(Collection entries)

========================================

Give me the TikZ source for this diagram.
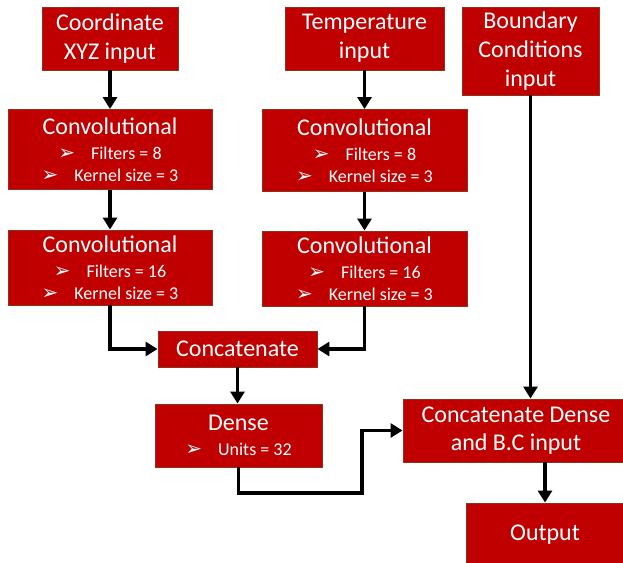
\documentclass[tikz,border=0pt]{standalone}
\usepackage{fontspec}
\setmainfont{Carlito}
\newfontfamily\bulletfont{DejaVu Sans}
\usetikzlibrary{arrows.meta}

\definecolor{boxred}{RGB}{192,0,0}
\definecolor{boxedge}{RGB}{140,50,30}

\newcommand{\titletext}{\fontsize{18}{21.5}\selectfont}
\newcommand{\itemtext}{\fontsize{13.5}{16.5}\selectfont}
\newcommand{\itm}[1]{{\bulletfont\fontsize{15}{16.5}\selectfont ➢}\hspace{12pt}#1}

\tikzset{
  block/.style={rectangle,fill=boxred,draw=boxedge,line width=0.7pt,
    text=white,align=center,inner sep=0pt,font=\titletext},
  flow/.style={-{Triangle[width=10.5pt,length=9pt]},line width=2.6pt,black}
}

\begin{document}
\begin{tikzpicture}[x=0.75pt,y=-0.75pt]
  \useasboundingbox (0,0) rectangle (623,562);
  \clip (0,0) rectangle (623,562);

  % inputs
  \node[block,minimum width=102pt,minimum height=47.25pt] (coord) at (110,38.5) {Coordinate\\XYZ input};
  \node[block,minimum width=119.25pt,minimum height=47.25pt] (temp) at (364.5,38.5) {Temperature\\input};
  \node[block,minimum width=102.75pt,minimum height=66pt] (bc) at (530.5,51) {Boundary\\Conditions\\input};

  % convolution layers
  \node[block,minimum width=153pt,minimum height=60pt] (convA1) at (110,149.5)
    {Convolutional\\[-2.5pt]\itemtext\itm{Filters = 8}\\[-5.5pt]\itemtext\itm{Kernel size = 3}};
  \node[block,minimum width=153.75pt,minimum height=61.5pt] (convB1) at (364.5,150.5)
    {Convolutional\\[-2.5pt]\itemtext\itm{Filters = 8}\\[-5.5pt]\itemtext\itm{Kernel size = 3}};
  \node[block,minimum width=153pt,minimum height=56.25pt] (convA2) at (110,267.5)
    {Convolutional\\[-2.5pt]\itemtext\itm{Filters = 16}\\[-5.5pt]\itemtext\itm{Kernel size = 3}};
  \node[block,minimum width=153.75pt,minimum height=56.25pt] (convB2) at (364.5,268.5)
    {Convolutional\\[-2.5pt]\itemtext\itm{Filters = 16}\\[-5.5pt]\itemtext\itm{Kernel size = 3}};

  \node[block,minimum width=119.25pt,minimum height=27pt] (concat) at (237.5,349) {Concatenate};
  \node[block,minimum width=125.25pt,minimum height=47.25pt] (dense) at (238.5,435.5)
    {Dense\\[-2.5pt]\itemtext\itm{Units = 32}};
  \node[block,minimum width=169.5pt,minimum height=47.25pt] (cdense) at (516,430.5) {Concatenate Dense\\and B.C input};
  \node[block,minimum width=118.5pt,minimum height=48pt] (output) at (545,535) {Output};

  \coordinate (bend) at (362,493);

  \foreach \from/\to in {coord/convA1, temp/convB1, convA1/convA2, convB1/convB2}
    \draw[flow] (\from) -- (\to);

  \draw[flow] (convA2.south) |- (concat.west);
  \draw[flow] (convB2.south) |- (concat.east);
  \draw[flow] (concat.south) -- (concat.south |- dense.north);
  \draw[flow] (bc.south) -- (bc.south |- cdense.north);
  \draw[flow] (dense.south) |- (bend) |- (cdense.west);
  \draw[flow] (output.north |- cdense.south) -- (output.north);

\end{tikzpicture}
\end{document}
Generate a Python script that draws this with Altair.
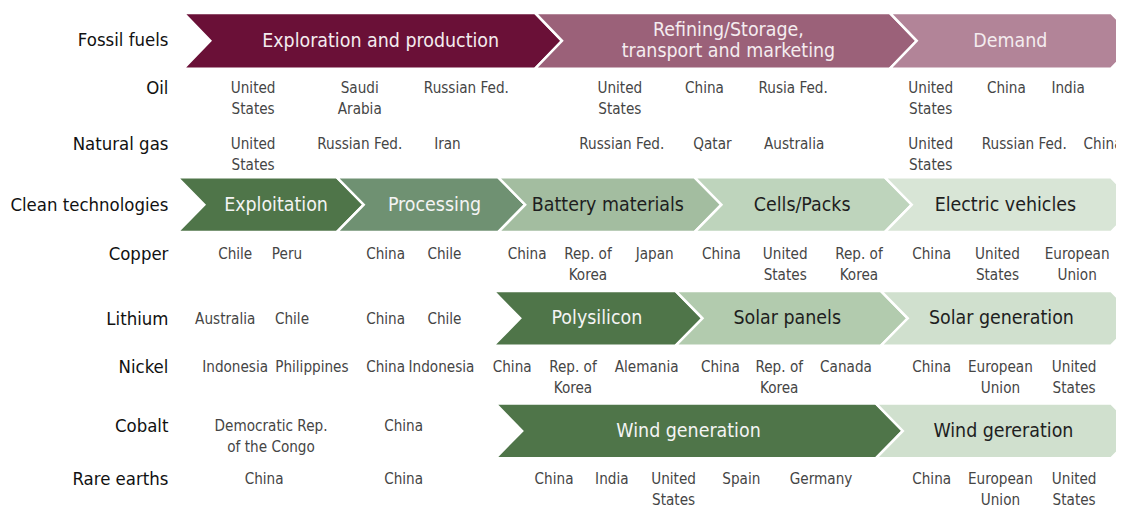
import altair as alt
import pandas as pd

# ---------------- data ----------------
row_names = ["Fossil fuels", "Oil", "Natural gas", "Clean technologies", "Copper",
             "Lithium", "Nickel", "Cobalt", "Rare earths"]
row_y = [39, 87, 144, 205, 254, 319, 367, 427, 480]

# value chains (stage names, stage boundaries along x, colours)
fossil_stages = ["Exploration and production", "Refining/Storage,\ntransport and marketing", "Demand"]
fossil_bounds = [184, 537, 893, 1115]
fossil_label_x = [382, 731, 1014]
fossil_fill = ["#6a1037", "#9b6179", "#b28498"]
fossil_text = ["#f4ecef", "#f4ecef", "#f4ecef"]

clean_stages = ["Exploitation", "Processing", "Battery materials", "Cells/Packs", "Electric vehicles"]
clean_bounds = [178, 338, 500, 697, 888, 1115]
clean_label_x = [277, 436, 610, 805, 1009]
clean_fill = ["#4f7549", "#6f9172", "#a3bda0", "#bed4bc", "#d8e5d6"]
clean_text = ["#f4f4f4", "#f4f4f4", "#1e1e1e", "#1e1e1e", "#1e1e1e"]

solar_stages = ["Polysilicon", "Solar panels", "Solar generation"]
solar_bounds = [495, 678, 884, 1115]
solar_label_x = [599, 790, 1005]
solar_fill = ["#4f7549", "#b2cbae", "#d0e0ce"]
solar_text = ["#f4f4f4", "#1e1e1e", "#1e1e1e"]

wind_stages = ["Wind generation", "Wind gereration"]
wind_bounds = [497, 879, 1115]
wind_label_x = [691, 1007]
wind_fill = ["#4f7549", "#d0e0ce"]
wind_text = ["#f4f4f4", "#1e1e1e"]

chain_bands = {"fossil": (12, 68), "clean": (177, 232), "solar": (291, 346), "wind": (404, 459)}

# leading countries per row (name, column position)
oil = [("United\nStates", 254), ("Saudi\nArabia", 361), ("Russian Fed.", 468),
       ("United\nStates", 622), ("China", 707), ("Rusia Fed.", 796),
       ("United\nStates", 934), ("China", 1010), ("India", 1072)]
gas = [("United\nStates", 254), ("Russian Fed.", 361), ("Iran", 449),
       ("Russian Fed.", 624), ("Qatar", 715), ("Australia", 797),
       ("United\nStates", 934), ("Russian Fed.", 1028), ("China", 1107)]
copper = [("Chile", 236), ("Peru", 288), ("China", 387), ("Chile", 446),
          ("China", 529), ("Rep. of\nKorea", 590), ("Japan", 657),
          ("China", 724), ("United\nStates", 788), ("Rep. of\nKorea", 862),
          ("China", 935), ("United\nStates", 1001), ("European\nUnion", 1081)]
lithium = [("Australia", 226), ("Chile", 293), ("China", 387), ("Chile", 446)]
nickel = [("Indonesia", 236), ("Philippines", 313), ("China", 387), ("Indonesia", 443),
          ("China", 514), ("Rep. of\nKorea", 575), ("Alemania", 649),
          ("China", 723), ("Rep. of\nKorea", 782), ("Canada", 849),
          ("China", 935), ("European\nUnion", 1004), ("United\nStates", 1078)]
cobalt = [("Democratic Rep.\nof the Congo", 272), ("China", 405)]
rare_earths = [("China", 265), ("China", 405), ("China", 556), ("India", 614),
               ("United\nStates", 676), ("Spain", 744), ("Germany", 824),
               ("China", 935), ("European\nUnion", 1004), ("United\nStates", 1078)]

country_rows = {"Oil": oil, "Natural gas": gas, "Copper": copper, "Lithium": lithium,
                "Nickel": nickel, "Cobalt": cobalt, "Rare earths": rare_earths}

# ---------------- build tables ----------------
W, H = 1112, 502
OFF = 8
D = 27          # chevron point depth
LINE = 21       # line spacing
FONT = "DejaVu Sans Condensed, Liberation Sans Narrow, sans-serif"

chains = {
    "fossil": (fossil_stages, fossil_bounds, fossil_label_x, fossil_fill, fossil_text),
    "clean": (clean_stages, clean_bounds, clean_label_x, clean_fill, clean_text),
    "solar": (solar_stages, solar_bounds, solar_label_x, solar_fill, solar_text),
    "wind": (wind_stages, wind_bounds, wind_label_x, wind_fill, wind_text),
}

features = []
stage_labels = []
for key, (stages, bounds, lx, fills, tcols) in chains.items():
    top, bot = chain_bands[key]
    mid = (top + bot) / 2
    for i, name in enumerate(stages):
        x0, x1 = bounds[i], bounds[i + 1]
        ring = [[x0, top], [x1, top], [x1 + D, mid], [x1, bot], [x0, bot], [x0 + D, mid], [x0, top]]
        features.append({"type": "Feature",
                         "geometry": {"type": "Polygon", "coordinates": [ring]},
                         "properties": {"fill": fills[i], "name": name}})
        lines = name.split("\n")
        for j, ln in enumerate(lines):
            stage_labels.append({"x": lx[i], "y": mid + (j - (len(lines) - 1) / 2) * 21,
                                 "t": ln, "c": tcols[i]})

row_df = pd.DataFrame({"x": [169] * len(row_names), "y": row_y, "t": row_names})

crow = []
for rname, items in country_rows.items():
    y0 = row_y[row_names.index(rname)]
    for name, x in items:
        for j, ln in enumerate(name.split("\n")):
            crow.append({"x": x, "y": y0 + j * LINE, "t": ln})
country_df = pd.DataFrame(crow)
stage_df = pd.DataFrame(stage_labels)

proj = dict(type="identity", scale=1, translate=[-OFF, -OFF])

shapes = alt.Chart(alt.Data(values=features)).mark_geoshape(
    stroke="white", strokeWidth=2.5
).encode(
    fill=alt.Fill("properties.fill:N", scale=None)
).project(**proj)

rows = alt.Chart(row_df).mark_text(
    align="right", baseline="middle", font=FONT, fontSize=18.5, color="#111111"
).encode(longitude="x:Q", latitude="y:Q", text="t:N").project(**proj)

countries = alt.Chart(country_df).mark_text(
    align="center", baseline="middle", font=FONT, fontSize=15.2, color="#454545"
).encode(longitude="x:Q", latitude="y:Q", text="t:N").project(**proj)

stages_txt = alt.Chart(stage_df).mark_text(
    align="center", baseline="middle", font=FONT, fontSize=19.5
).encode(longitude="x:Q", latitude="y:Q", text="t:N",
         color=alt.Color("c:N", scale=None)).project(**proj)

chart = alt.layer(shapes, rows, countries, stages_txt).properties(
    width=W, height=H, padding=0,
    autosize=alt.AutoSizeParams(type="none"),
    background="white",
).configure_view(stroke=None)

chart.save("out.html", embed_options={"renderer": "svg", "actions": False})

========================================

AIM OF THE TASK
Read through the data and copy every line where "this" shows up.

FULL OUTPUT
Give me the TikZ source for this diagram.
Generate a Python script that draws this with Altair.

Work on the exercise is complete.